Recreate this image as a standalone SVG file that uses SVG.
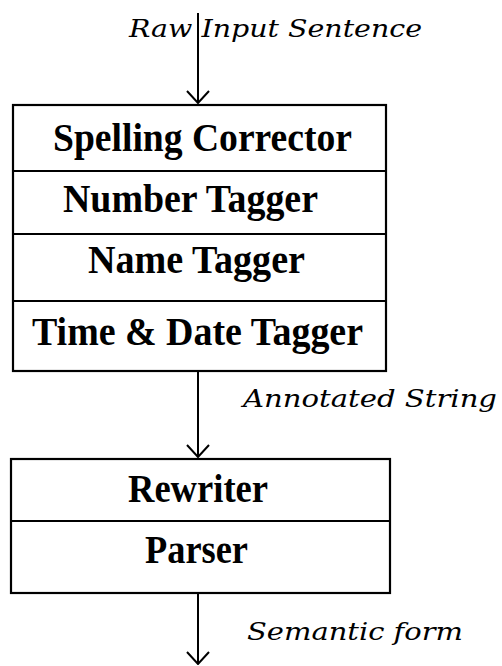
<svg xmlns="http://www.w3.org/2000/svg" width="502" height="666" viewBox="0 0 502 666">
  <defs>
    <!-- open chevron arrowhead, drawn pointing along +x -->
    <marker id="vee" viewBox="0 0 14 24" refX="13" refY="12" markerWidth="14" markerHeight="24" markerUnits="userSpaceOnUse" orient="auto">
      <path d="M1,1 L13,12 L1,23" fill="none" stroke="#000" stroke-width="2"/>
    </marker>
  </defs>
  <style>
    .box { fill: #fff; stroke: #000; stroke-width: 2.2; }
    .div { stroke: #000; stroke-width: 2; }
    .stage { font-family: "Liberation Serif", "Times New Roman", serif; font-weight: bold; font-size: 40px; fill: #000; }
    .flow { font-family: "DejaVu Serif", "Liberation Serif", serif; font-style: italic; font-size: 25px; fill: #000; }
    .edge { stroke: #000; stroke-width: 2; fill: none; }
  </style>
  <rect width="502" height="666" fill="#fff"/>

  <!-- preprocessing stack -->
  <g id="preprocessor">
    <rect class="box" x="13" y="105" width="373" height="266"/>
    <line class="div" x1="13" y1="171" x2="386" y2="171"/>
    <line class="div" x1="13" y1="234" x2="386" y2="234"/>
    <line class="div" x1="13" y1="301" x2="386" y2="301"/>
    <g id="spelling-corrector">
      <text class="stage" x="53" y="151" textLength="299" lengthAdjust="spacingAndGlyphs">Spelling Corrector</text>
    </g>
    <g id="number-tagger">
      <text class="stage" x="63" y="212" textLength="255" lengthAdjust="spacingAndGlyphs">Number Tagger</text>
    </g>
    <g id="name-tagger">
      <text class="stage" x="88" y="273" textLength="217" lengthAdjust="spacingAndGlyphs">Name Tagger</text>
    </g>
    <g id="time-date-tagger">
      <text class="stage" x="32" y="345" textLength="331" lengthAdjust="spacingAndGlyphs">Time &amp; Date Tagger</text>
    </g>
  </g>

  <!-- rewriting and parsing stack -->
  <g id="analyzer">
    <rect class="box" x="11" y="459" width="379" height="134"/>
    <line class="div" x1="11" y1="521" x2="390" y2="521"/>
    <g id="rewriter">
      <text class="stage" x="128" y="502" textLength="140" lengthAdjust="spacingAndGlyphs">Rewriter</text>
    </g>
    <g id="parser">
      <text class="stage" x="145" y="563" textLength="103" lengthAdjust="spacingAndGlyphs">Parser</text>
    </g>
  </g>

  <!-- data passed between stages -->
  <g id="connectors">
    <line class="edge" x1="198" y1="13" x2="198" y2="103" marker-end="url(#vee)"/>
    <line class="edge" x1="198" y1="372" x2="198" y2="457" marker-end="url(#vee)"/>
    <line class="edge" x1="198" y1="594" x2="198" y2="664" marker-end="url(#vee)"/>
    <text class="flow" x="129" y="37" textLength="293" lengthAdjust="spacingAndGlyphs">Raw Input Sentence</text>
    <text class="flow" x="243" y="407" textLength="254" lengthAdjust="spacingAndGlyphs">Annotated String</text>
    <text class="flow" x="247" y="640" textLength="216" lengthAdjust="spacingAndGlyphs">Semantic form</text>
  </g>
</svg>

————

Quote the data above in full and without alteration; skip the pictures.

Recreate this image as a standalone SVG file that uses SVG.
<svg xmlns="http://www.w3.org/2000/svg" width="502" height="666" viewBox="0 0 502 666">
  <defs>
    <!-- open chevron arrowhead, drawn pointing along +x -->
    <marker id="vee" viewBox="0 0 14 24" refX="13" refY="12" markerWidth="14" markerHeight="24" markerUnits="userSpaceOnUse" orient="auto">
      <path d="M1,1 L13,12 L1,23" fill="none" stroke="#000" stroke-width="2"/>
    </marker>
  </defs>
  <style>
    .box { fill: #fff; stroke: #000; stroke-width: 2.2; }
    .div { stroke: #000; stroke-width: 2; }
    .stage { font-family: "Liberation Serif", "Times New Roman", serif; font-weight: bold; font-size: 40px; fill: #000; }
    .flow { font-family: "DejaVu Serif", "Liberation Serif", serif; font-style: italic; font-size: 25px; fill: #000; }
    .edge { stroke: #000; stroke-width: 2; fill: none; }
  </style>
  <rect width="502" height="666" fill="#fff"/>

  <!-- preprocessing stack -->
  <g id="preprocessor">
    <rect class="box" x="13" y="105" width="373" height="266"/>
    <line class="div" x1="13" y1="171" x2="386" y2="171"/>
    <line class="div" x1="13" y1="234" x2="386" y2="234"/>
    <line class="div" x1="13" y1="301" x2="386" y2="301"/>
    <g id="spelling-corrector">
      <text class="stage" x="53" y="151" textLength="299" lengthAdjust="spacingAndGlyphs">Spelling Corrector</text>
    </g>
    <g id="number-tagger">
      <text class="stage" x="63" y="212" textLength="255" lengthAdjust="spacingAndGlyphs">Number Tagger</text>
    </g>
    <g id="name-tagger">
      <text class="stage" x="88" y="273" textLength="217" lengthAdjust="spacingAndGlyphs">Name Tagger</text>
    </g>
    <g id="time-date-tagger">
      <text class="stage" x="32" y="345" textLength="331" lengthAdjust="spacingAndGlyphs">Time &amp; Date Tagger</text>
    </g>
  </g>

  <!-- rewriting and parsing stack -->
  <g id="analyzer">
    <rect class="box" x="11" y="459" width="379" height="134"/>
    <line class="div" x1="11" y1="521" x2="390" y2="521"/>
    <g id="rewriter">
      <text class="stage" x="128" y="502" textLength="140" lengthAdjust="spacingAndGlyphs">Rewriter</text>
    </g>
    <g id="parser">
      <text class="stage" x="145" y="563" textLength="103" lengthAdjust="spacingAndGlyphs">Parser</text>
    </g>
  </g>

  <!-- data passed between stages -->
  <g id="connectors">
    <line class="edge" x1="198" y1="13" x2="198" y2="103" marker-end="url(#vee)"/>
    <line class="edge" x1="198" y1="372" x2="198" y2="457" marker-end="url(#vee)"/>
    <line class="edge" x1="198" y1="594" x2="198" y2="664" marker-end="url(#vee)"/>
    <text class="flow" x="129" y="37" textLength="293" lengthAdjust="spacingAndGlyphs">Raw Input Sentence</text>
    <text class="flow" x="243" y="407" textLength="254" lengthAdjust="spacingAndGlyphs">Annotated String</text>
    <text class="flow" x="247" y="640" textLength="216" lengthAdjust="spacingAndGlyphs">Semantic form</text>
  </g>
</svg>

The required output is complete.